In estimating the actual data size being placed in the table, I ran spaceused system proc on the temp table and discovered that the 200 rows only actually contain about 2MB of data. The data size isn't that bad. However, with 21 joins, the nested loops exponentionally increase in size so it can end up with 60 MB of nested loop joins (almost all based on clustered index seeks, no scans). Some clients experinced 24GB nested loop working sets of data.

So I tried an alternative approach to reduce the working size being evaluated by sql server and created a temp table, inserted the core data, and then went through all the various sets of data and updated the temp table with the related columns 2-4 joins at a time.

I saw a huge decrease in total data being evaluated in the nested loops (based on evaluating I/O on sql sentry plan explorer).

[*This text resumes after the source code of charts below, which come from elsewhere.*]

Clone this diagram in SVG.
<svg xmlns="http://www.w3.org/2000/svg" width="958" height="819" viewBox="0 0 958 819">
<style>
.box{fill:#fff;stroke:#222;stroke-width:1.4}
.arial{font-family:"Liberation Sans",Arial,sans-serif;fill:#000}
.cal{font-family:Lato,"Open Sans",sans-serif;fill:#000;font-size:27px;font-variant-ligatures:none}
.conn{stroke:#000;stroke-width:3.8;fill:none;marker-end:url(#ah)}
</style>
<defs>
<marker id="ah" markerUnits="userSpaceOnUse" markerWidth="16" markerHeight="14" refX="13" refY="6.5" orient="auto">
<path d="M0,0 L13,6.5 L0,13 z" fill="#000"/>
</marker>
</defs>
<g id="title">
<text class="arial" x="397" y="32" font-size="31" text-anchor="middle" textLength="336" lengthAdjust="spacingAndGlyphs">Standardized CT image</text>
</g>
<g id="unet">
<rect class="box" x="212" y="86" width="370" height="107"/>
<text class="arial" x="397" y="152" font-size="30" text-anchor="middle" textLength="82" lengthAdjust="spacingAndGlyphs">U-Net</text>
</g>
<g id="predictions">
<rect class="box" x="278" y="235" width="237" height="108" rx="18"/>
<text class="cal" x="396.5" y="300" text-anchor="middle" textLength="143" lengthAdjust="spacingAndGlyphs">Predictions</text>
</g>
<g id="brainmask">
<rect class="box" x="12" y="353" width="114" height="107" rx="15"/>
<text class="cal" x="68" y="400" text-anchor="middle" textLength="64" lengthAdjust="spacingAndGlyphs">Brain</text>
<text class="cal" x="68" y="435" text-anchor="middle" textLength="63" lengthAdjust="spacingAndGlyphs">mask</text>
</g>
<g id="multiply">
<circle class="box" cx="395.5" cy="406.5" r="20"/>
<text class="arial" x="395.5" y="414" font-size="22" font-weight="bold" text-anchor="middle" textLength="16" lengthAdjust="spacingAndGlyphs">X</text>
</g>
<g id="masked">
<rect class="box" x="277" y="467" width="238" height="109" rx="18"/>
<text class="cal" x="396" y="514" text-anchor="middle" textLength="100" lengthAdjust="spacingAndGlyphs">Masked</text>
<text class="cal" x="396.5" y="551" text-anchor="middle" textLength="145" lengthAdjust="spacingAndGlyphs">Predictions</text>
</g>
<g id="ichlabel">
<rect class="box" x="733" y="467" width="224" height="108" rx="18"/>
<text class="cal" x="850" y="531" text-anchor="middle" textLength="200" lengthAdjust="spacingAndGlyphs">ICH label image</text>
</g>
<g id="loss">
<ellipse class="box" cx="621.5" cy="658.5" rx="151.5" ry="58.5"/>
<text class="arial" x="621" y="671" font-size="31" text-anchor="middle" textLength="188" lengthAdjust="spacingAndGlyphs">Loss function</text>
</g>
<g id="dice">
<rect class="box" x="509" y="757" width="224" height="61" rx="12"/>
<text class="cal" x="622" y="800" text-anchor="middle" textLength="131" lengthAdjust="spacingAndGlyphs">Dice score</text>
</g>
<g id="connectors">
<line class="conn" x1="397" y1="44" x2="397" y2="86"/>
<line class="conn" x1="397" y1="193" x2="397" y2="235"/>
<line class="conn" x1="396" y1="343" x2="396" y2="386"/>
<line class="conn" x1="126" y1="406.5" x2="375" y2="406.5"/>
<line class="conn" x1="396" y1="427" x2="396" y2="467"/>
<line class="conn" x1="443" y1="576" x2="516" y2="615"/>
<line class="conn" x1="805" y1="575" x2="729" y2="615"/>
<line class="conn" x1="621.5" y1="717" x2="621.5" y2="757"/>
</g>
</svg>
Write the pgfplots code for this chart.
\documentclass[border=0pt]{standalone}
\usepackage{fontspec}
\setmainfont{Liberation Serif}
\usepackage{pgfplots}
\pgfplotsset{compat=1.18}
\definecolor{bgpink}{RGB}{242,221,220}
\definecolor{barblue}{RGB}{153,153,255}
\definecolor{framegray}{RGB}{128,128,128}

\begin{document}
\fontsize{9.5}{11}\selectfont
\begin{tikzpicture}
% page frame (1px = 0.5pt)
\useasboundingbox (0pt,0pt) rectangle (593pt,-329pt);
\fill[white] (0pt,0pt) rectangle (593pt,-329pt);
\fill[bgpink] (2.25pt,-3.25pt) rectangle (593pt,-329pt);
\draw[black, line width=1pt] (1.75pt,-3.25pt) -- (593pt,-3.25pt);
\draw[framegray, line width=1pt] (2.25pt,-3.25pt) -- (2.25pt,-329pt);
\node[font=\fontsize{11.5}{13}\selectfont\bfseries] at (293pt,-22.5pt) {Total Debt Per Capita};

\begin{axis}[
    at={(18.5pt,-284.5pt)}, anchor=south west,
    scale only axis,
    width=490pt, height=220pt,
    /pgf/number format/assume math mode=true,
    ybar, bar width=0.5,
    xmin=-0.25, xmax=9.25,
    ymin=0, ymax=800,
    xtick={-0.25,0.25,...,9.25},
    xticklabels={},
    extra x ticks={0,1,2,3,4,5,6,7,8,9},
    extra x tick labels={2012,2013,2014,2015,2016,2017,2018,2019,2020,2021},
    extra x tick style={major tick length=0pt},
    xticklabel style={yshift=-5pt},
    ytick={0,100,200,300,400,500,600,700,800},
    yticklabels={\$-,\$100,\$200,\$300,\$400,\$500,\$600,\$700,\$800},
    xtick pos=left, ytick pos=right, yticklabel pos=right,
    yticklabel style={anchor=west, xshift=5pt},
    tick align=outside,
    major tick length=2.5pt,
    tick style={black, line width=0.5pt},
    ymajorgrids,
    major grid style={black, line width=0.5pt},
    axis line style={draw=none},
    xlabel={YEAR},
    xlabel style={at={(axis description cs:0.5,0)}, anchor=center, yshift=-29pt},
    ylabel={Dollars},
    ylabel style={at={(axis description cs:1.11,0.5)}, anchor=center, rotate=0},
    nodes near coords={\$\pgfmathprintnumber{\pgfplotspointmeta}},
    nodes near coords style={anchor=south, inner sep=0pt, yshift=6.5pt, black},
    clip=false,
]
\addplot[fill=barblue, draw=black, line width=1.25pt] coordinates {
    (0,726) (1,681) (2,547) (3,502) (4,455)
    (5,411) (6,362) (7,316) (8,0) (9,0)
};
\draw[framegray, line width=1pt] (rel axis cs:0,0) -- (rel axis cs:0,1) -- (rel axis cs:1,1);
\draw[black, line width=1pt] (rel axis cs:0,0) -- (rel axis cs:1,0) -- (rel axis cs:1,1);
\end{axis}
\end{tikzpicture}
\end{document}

However, the statistics io shows around the same total logical reads.

So my areas of confusion (maybe you have a good article already written, I'm just under a deadline and couldn't find any that clarified this)

  1. Doesn't reduced data in the nested loops normally equate to a better performing query vs a larger amount in the working set (not sure right term)?
  2. Why would my statistics io now show around the same/slightly more reads, yet the query possibly perform faster?
  3. When evaluating statistics io, do you weight more logical reads on a temp table as lower when evaluating the total variation between different versions?

As you can see, I'm having a little trouble reconciling total statistics io for a query and the query execution plan as regards to a whole picture of an improvement on the original query. Any insight would be appreciated. I'm sorry for the length, but figured I'd be as clear as possible.